When finishing the aforementioned guidances, run:

python main_test.py

or directly set checkpoints like:

python main_test.py -- resume ./location/of/checkpoints

For the location of saving reconstructed faces, the main_test.py define that the save_dir is ./sr_results/, which can be changed with the parameter path in line 448 of main_test.py.

Train

This project is suitable for any other kinds of training dataset. The only thing you need to do is just change the parameter High_Data in ./data/data_1.py, so that your dataset can be implemented in training on ELSFace.

If your want to change the configurations of ELSFace for improvement, you can change the network parameters in the option.py.

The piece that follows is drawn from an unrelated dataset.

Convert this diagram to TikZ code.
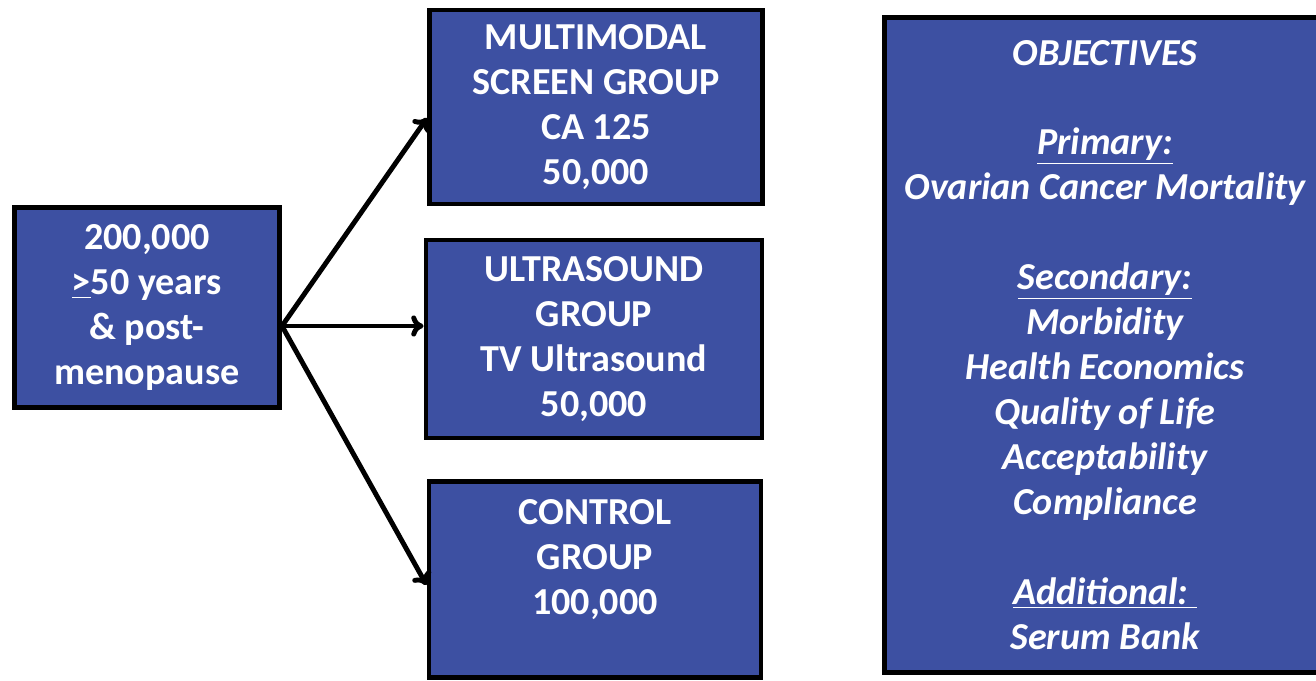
\documentclass[tikz,border=0pt]{standalone}
\usepackage{fontspec}
\setmainfont{Carlito}
\usetikzlibrary{arrows.meta}
\definecolor{boxblue}{RGB}{61,80,162}

\begin{document}
\begin{tikzpicture}[x=0.02cm,y=-0.02cm]
  \tikzset{box style/.style = {draw=black, line width=2.8pt, fill=boxblue, text=white, align=center, inner sep=0pt,
             font=\bfseries\fontsize{21.7}{25.6}\selectfont},
           goal style/.style = {box style, font=\bfseries\itshape\fontsize{21.7}{25.6}\selectfont},
           arrow style/.style = {line width=2.8pt, -{To[length=7pt,width=12pt]}}}
  \useasboundingbox (0,0) rectangle (1316,680);
  \node[box style, minimum width=5.3cm, minimum height=4cm] (women) at (147,307.5) {200,000\\\underline{>}50 years\\\& post-\\menopause};
  \node[box style, minimum width=6.66cm, minimum height=3.88cm] (mms) at (596,107) {MULTIMODAL\\SCREEN GROUP\\CA 125\\50,000};
  \node[box style, minimum width=6.72cm, minimum height=3.96cm] (uss) at (594,339) {ULTRASOUND\\GROUP\\TV Ultrasound\\50,000};
  \node[box style, minimum width=6.64cm, minimum height=3.92cm] (control) at (595,579.5) {CONTROL\\GROUP\\100,000\\\mbox{}};
  \node[goal style, minimum width=8.84cm, minimum height=13.12cm] (goals) at (1105,345) {OBJECTIVES\\[25.6pt]
    \underline{Primary:}\\Ovarian Cancer Mortality\\[25.6pt]
    \underline{Secondary:}\\Morbidity\\Health Economics\\Quality of Life\\Acceptability\\Compliance\\[25.6pt]
    \underline{Additional:\ }\\Serum Bank};
  \coordinate (fork) at (282,326);
  \draw[arrow style] (fork) -- (mms.west |- 0,118);
  \draw[arrow style] (fork) -- (uss.west |- 0,326);
  \draw[arrow style] (fork) -- (control.west |- 0,585);
\end{tikzpicture}
\end{document}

As for details of parameters in training including the learning rate, the training epoch, the ckpt_path, and other hyparameters, they can be set by the configurations in the main_train.py, like:

parser.add_argument('--epochs', default=40, type=int, metavar='N',
                    help='number of total epochs to run')  #line 46

parser.add_argument('-s','--save-path', metavar='DIR', default='./ckpt',
                    help='path to save checkpoints')  #line 42

When finishing the aforementioned steps, you can train ELSFace with:

python main_train.py

Or directly define parameters like:

python main_train.py --save-path ./path/to/save/ckpts

Evaluate

After inference, if you want to find the performance of reconstructed faces, you can set the all the locations of input_files and gt_files corresponding with the reconstructed faces and ground truth faces like:

input_file = sorted(glob('./sr_results'+'/*.jpg'))
gt_file = './testset_celeba/'

And then run:

python evaluate.py

Therefore, the PSNR, SSIM, MAE, LPIPS, and FID are all measured and printed in the shell.

Dataset

The training dataset of ELSFace is the training dataset that officiallt divided, which can be referred with:

http://mmlab.ie.cuhk.edu.hk/projects/CelebA.html

The test dataset utilized in the paper are integrated with the BaiduNetdisk as follows:

https://pan.baidu.com/s/188FERZKG8Lap_avXQsepyA, passwd: 7xjx

Visual Quality

SR Results

Real-world Reconstruction

Appreciation

The codes refer to IPT. Thanks for the authors of it！

License

This repository is released under the MIT License as found in the LICENSE file. Code in this repo is for non-commercial use only.